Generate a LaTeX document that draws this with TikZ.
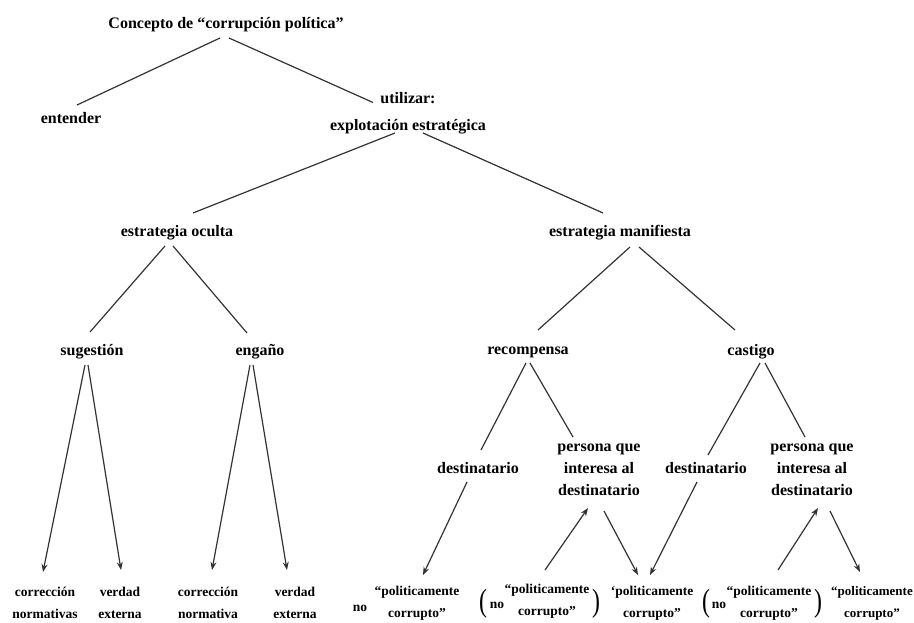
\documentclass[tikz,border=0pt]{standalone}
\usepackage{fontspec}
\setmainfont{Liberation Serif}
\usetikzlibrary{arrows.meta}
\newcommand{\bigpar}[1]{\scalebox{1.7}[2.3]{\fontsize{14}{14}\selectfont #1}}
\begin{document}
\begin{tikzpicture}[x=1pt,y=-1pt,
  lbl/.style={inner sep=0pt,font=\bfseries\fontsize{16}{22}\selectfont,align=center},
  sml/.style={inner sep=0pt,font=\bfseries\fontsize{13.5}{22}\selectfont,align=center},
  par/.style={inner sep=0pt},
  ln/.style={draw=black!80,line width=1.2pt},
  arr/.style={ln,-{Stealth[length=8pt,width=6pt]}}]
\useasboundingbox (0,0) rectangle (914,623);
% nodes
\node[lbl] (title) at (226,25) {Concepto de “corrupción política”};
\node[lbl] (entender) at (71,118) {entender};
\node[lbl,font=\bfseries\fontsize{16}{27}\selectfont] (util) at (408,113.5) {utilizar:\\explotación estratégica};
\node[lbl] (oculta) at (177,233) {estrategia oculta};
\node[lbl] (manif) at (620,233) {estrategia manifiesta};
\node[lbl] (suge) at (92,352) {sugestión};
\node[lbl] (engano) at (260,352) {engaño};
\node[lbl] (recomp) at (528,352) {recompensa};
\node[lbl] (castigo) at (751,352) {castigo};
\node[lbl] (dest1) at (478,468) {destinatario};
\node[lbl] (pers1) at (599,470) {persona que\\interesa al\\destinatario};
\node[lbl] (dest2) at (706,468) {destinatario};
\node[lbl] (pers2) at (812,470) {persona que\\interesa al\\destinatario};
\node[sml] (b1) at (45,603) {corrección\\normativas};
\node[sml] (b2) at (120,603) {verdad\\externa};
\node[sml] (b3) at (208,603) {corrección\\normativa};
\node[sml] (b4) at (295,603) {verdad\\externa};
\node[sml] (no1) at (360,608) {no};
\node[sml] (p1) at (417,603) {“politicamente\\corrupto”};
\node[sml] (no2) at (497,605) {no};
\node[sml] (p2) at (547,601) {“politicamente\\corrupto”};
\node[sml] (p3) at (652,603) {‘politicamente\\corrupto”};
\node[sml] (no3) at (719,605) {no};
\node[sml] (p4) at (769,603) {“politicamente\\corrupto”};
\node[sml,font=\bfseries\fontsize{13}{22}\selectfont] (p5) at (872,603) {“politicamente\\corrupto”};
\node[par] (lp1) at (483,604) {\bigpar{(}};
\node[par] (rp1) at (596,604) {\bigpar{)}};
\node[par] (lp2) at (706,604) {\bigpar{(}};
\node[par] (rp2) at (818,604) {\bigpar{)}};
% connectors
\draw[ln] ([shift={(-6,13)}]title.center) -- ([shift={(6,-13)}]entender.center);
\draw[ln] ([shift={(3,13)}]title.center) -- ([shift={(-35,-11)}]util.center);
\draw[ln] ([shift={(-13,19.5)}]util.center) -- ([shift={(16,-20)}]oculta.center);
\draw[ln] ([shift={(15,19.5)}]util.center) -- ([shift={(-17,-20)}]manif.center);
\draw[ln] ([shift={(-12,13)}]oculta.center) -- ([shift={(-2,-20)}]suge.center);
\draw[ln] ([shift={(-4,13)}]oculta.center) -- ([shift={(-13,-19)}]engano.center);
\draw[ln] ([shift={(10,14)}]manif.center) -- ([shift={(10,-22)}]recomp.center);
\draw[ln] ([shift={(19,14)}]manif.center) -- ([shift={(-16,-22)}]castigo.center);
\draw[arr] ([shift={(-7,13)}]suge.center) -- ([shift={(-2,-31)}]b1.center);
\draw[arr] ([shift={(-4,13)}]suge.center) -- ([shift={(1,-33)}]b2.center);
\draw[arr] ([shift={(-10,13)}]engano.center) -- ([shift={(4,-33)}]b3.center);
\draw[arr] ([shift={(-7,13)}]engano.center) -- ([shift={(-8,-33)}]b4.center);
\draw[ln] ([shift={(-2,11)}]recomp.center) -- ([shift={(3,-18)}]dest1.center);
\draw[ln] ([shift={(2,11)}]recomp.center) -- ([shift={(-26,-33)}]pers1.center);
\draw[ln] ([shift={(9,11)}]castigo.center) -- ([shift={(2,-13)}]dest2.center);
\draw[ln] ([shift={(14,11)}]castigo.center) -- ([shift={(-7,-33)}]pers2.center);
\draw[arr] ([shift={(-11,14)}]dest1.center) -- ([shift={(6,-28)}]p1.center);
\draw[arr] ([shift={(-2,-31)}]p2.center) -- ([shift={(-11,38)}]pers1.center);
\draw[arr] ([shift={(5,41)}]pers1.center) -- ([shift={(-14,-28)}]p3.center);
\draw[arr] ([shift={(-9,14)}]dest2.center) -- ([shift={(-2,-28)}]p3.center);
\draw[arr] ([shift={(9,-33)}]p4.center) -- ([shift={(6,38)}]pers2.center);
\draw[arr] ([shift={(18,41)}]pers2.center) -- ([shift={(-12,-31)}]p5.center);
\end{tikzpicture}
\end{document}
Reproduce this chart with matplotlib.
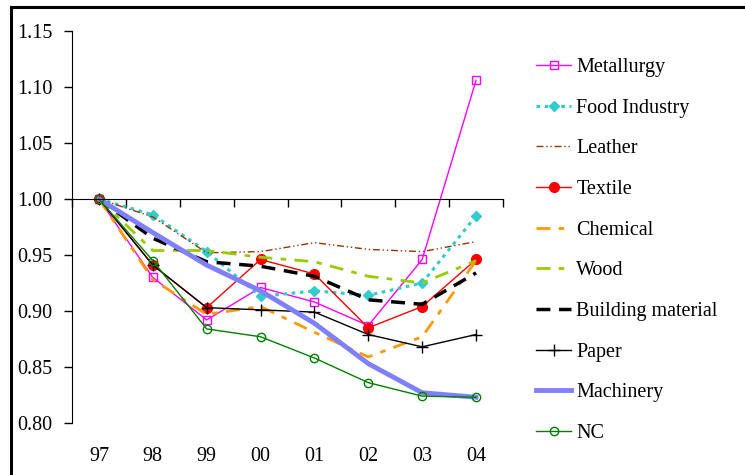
━━━━━━
Every line of the data should be copied as it stands, without the images.

Task result>
Generate a LaTeX document that draws this with TikZ.
\documentclass[tikz,border=0pt]{standalone}
\usepackage{fontspec}
\setmainfont{Liberation Serif}
\usetikzlibrary{arrows.meta}
\newcommand{\bigpar}[1]{\scalebox{1.7}[2.3]{\fontsize{14}{14}\selectfont #1}}
\begin{document}
\begin{tikzpicture}[x=1pt,y=-1pt,
  lbl/.style={inner sep=0pt,font=\bfseries\fontsize{16}{22}\selectfont,align=center},
  sml/.style={inner sep=0pt,font=\bfseries\fontsize{13.5}{22}\selectfont,align=center},
  par/.style={inner sep=0pt},
  ln/.style={draw=black!80,line width=1.2pt},
  arr/.style={ln,-{Stealth[length=8pt,width=6pt]}}]
\useasboundingbox (0,0) rectangle (914,623);
% nodes
\node[lbl] (title) at (226,25) {Concepto de “corrupción política”};
\node[lbl] (entender) at (71,118) {entender};
\node[lbl,font=\bfseries\fontsize{16}{27}\selectfont] (util) at (408,113.5) {utilizar:\\explotación estratégica};
\node[lbl] (oculta) at (177,233) {estrategia oculta};
\node[lbl] (manif) at (620,233) {estrategia manifiesta};
\node[lbl] (suge) at (92,352) {sugestión};
\node[lbl] (engano) at (260,352) {engaño};
\node[lbl] (recomp) at (528,352) {recompensa};
\node[lbl] (castigo) at (751,352) {castigo};
\node[lbl] (dest1) at (478,468) {destinatario};
\node[lbl] (pers1) at (599,470) {persona que\\interesa al\\destinatario};
\node[lbl] (dest2) at (706,468) {destinatario};
\node[lbl] (pers2) at (812,470) {persona que\\interesa al\\destinatario};
\node[sml] (b1) at (45,603) {corrección\\normativas};
\node[sml] (b2) at (120,603) {verdad\\externa};
\node[sml] (b3) at (208,603) {corrección\\normativa};
\node[sml] (b4) at (295,603) {verdad\\externa};
\node[sml] (no1) at (360,608) {no};
\node[sml] (p1) at (417,603) {“politicamente\\corrupto”};
\node[sml] (no2) at (497,605) {no};
\node[sml] (p2) at (547,601) {“politicamente\\corrupto”};
\node[sml] (p3) at (652,603) {‘politicamente\\corrupto”};
\node[sml] (no3) at (719,605) {no};
\node[sml] (p4) at (769,603) {“politicamente\\corrupto”};
\node[sml,font=\bfseries\fontsize{13}{22}\selectfont] (p5) at (872,603) {“politicamente\\corrupto”};
\node[par] (lp1) at (483,604) {\bigpar{(}};
\node[par] (rp1) at (596,604) {\bigpar{)}};
\node[par] (lp2) at (706,604) {\bigpar{(}};
\node[par] (rp2) at (818,604) {\bigpar{)}};
% connectors
\draw[ln] ([shift={(-6,13)}]title.center) -- ([shift={(6,-13)}]entender.center);
\draw[ln] ([shift={(3,13)}]title.center) -- ([shift={(-35,-11)}]util.center);
\draw[ln] ([shift={(-13,19.5)}]util.center) -- ([shift={(16,-20)}]oculta.center);
\draw[ln] ([shift={(15,19.5)}]util.center) -- ([shift={(-17,-20)}]manif.center);
\draw[ln] ([shift={(-12,13)}]oculta.center) -- ([shift={(-2,-20)}]suge.center);
\draw[ln] ([shift={(-4,13)}]oculta.center) -- ([shift={(-13,-19)}]engano.center);
\draw[ln] ([shift={(10,14)}]manif.center) -- ([shift={(10,-22)}]recomp.center);
\draw[ln] ([shift={(19,14)}]manif.center) -- ([shift={(-16,-22)}]castigo.center);
\draw[arr] ([shift={(-7,13)}]suge.center) -- ([shift={(-2,-31)}]b1.center);
\draw[arr] ([shift={(-4,13)}]suge.center) -- ([shift={(1,-33)}]b2.center);
\draw[arr] ([shift={(-10,13)}]engano.center) -- ([shift={(4,-33)}]b3.center);
\draw[arr] ([shift={(-7,13)}]engano.center) -- ([shift={(-8,-33)}]b4.center);
\draw[ln] ([shift={(-2,11)}]recomp.center) -- ([shift={(3,-18)}]dest1.center);
\draw[ln] ([shift={(2,11)}]recomp.center) -- ([shift={(-26,-33)}]pers1.center);
\draw[ln] ([shift={(9,11)}]castigo.center) -- ([shift={(2,-13)}]dest2.center);
\draw[ln] ([shift={(14,11)}]castigo.center) -- ([shift={(-7,-33)}]pers2.center);
\draw[arr] ([shift={(-11,14)}]dest1.center) -- ([shift={(6,-28)}]p1.center);
\draw[arr] ([shift={(-2,-31)}]p2.center) -- ([shift={(-11,38)}]pers1.center);
\draw[arr] ([shift={(5,41)}]pers1.center) -- ([shift={(-14,-28)}]p3.center);
\draw[arr] ([shift={(-9,14)}]dest2.center) -- ([shift={(-2,-28)}]p3.center);
\draw[arr] ([shift={(9,-33)}]p4.center) -- ([shift={(6,38)}]pers2.center);
\draw[arr] ([shift={(18,41)}]pers2.center) -- ([shift={(-12,-31)}]p5.center);
\end{tikzpicture}
\end{document}
Reproduce this chart with matplotlib.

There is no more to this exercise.